Koppelman, a personal friend of Lundgren, contact the ceo to see if he could move the needle.


“I stepped in to see why it was not happening. It was clear to me that Macy’s wanted to make the deal and that Martha Stewart wanted to make the deal,” he said. “I met Terry at Rao’s restaurant when i thought this was becoming the never-ending saga…much like this [case] now.”

Stewart had a partnership with Kmart, which netted more than $1 billion in sales. Stewart said she would let that partnership expire and move on with Macy’s. Koppelman’s goal was to try to replace the revenue lost from Kmart.

He said they were “hoping” Macy’s would be a $500 million business and that Stewart’s Home Depot business would contribute “a significant” share, as well. In court, it has been revealed that Stewart’s Macy’s business brings in $300 million a year. 

In order to pump up sales, MSLO inked other partnerships that didn’t interfere with the exclusivity clause in its Macy’s contract. That included designing for other brands.

On cross-examination from MSLO lawyer Anne Beaumont, Koppelman said he “didn’t think” MSLO needed to “ask permission” to design for other brands. In fact, MSLO was at one point in discussions with pop singers Jennifer Lopez and Marc Anthony to create home products within the Macy’s exclusive categories.

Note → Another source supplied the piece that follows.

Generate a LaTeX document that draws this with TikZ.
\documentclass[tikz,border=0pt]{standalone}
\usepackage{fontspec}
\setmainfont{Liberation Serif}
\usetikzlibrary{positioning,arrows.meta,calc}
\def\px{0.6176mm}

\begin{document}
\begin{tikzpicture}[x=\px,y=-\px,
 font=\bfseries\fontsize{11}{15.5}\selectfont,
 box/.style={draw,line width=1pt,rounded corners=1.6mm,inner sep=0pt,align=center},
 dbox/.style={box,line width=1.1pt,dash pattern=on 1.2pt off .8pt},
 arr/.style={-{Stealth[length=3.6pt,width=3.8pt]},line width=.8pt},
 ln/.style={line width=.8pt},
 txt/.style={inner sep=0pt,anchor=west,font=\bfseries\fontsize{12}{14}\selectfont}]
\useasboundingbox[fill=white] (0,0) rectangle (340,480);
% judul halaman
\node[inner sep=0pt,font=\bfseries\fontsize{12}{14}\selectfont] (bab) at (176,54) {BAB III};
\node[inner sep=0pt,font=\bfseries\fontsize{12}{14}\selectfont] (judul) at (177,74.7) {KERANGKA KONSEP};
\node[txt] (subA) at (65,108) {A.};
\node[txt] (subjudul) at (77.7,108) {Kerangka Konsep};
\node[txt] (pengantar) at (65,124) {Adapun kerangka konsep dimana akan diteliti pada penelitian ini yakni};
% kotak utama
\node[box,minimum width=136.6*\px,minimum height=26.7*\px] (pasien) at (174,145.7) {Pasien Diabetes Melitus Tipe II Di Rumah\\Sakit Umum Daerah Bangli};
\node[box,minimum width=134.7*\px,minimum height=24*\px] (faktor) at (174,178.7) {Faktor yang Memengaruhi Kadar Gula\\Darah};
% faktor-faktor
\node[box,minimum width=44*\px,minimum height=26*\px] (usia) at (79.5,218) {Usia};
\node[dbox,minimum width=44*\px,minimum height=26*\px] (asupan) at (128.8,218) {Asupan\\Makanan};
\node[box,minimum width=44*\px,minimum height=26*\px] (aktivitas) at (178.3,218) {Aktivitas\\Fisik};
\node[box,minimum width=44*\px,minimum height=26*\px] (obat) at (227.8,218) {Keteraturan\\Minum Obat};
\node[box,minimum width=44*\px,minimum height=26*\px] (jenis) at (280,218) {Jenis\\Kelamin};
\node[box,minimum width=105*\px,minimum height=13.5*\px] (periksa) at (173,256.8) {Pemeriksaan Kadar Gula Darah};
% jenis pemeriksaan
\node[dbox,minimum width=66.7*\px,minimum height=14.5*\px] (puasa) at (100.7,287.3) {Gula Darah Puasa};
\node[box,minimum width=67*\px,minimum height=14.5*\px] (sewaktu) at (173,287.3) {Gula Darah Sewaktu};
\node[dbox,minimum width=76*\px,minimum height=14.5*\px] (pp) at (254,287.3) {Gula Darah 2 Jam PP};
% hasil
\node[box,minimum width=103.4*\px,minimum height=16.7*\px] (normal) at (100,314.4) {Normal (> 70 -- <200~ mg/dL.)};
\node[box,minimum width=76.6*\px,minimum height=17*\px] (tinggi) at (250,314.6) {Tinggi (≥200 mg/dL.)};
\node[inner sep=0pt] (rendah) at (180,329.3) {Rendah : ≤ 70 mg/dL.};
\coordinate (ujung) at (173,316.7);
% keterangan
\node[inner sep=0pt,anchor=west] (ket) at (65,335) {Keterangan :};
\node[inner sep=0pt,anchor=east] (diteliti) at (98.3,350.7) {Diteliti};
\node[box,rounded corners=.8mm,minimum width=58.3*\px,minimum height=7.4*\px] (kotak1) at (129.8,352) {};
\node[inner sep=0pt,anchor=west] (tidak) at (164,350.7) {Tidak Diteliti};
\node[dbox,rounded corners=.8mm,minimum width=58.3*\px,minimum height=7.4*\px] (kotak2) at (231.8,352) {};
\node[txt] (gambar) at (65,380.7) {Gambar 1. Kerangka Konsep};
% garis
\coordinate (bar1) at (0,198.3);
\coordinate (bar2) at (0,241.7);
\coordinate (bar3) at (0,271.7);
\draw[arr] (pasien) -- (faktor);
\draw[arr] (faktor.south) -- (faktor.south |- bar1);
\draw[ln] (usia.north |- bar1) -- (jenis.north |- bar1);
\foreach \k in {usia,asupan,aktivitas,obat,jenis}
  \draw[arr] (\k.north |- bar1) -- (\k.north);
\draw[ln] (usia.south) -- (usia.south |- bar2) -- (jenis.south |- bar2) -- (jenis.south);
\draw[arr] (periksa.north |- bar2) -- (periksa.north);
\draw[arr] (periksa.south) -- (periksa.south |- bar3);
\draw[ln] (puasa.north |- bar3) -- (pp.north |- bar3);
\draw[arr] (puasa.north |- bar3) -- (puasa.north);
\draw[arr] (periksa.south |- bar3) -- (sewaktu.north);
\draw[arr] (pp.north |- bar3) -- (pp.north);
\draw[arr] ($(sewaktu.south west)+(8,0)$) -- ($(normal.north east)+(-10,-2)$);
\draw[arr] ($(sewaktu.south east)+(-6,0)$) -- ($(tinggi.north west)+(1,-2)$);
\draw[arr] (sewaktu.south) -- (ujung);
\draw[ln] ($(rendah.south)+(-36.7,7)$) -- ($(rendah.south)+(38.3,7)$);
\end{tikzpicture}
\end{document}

Those talks fell through and Koppelman brought the pop duo to Lundgren, who inked a fragrance deal with Lopez.

But the point was that Koppelman was a loyal friend to Lundgren, Macy’s lawyer Theodore Grossman explained, as he highlighted a widely-publicized incident with Wal-Mart Stores Inc.


In 2008, Wal-Mart featured Stewart in advertising with home wares in the background. That ruffled Lundgren’s feathers, and Koppelman had the ads pulled even though a future relationship with the discounter would have been lucrative in the long run.

During his questioning, Grossman revealed that in 2011, MSLO, which was struggling financially, had formed a “strategic partnerships committee,” which included MSLO board members Arlen Kantarian, Frederic Fekkai and Todd Slotkin. The committee, which was charged to evaluate new revenue streams for the company, hired Blackstone as a financial adviser.

Koppelman wasn’t involved in the process and had already been succeeded by Stewart as chairman of the MSLO board. The committee, along with Stewart, the board of directors and Blackstone had begun talks with J.C. Penney Co. Inc. to sell Stewart-branded goods in shop-in-shops within its department stores.

“I wasn’t involved in the J.C. Penney deal,” said Koppelman, who said he told MSLO board members and Stewart that they should “offer Lundgren and Macy’s the deal Penney’s was proposing.”

“They weren’t interested in the proposition,” Koppelman said.